Саймон вытянул трубочкой губы: предложение было фантастичным. Но… чем черт не шутит…
Представить только себе десятилетия, столетия, сравняться возрастом с Мафусаилом!
Бредли ждал, методично прожигая кресло сигаретами.
И вспоминал то, о чем старался не думать многие годы.

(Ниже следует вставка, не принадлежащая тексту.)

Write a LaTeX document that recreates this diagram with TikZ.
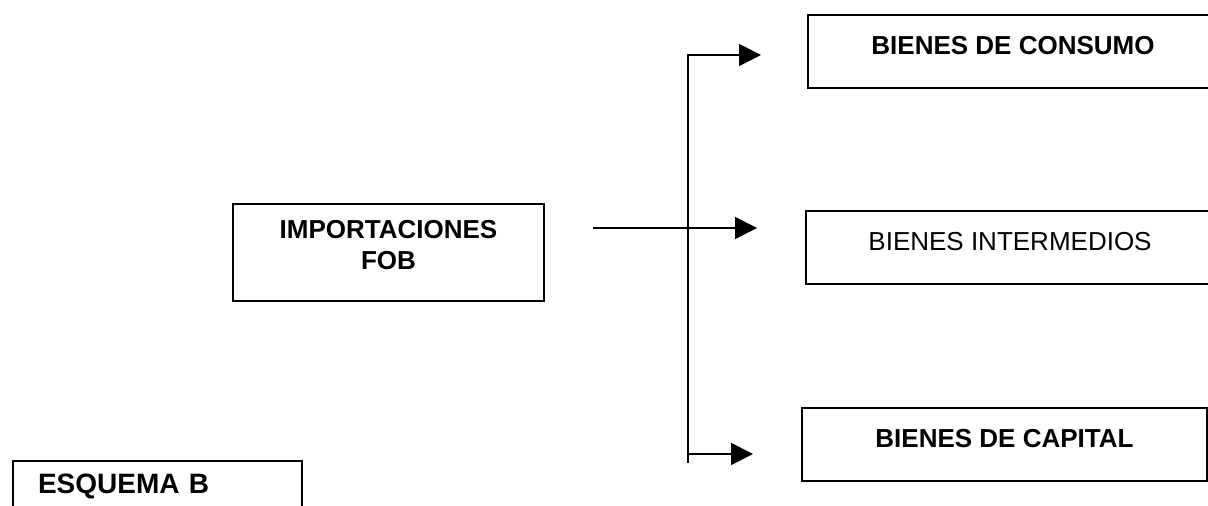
\documentclass[tikz,border=0pt]{standalone}
\usepackage{fontspec}
\setmainfont{Liberation Sans}
\usetikzlibrary{arrows.meta}

\begin{document}
\begin{tikzpicture}[x=0.5pt,y=-0.5pt,
	caja/.style={draw=black,line width=1pt,inner sep=0pt,font=\fontsize{13}{15.5}\selectfont},
	rama/.style={minimum width=#1,text height=20pt,text depth=16.5pt,anchor=north},
	flecha/.style={line width=0.9pt,-{Triangle[length=11pt,width=11pt]}}]
	
	\clip (0,0) rectangle (1208,506);
	
	\node[caja,minimum width=155.5pt,minimum height=48.5pt,align=center] (imp) at (388.5,252.5) {\textbf{IMPORTACIONES}\\\textbf{FOB}\rule[-7.5pt]{0pt}{7.5pt}};
	
	
	\node[caja,rama=205pt] (consumo) at (1013,14)   {\textbf{BIENES DE CONSUMO}};
	\node[caja,rama=204pt] (inter) at (1010,210)   {BIENES INTERMEDIOS};
	\node[caja,rama=202.5pt] (capital) at (1004.5,407)   {\textbf{BIENES DE CAPITAL}};
	
	\node[caja,anchor=north west,font=\fontsize{14}{17}\selectfont,text width=119.5pt,align=left,inner xsep=12.5pt,text height=16.5pt,text depth=14pt] (esquema) at (12,460) {\textbf{ESQUEMA B}};
	
	
	\coordinate (tronco) at (688,55);
	\coordinate (troncofin) at (688,463);
	\coordinate (ramacap) at (688,454);
	\coordinate (salida) at (592,228);
	
	%\draw[flecha] (imp) -- (inter);
	\draw[flecha,shorten <=24pt,shorten >=24pt] (imp.east |- salida) -- (salida -| inter.west);
	\draw[flecha,shorten >=23pt] (troncofin) -- (tronco) -- (tronco -| consumo.west);
	\draw[flecha,shorten >=24pt] (ramacap) -- (ramacap -| capital.west);
	
\end{tikzpicture}
\end{document}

Да, нас было десять добровольцев, клюнувших на сенсацию. Открытие полусумасшедшего генетика, а это было время, когда любой сумасшедший мог прослыть гением лишь потому, что не был похож на остальную жирную и самодовольную часть человечества. Так вот, его опыт по регенерации клеток неожиданно удался. Подозревают, неожиданно и для него самого. Это было задолго до вашего, мистер Филлипс, рождения. Психа публично осмеяли, а нас быстренько раскинули по всему миру, придумав всем десятерым других родителей и изощренно скрупулезную биографию, и оставили под ненавязчивым надзором. Генетик молчал о формуле синтеза, как скала, хотя, вероятнее всего, он и сам-то придумал приманку для человечества в пьяном угаре, когда к утру не вспомнишь и собственное имя.
Что-то, может проникновенность в голосе Бредли, встряхнули Саймона. Филлипсу стало жаль старого, усталого монстра, который забившись в подземную пещеру, не может даже по своему желанию сдохнуть. Мысли были сумбурные, но Саймон все чаще и чаще поддавался эмоциям.
– А сколько я буду жить? – почти подчинился Саймон.
Бредли попытался вспомнить. Через обрывки памяти проходили годы и годы, люди, события, отразившиеся в мировой истории и события, о которых знало лишь его подсознание. Женщины, которых когда-то любил Эдгар, и женщины, ласкавшие только его. У Эдгара Бредли, правда, до того, как он стал носить это имя, были даже дети. Попробуй-ка объяснить своему стареющему отпрыску, почему тот дряхлеет быстрее родителя. И Бредли колесил по свету до тех пор, пока свет еще существовал.
– Давно… – эхом отозвался на вопрос Саймона старик. – Но сначала – убей Френдли.
– Ну, а этот Френдли, он же тоже бессмертный?
– Френдли? – встрепенулся Эдвард. – Нет, еще со студенческих лет он был трусом и хлюпиком. Когда газеты затрубили о смелых, его-то в городе не было: пас у бабули коз на ферме.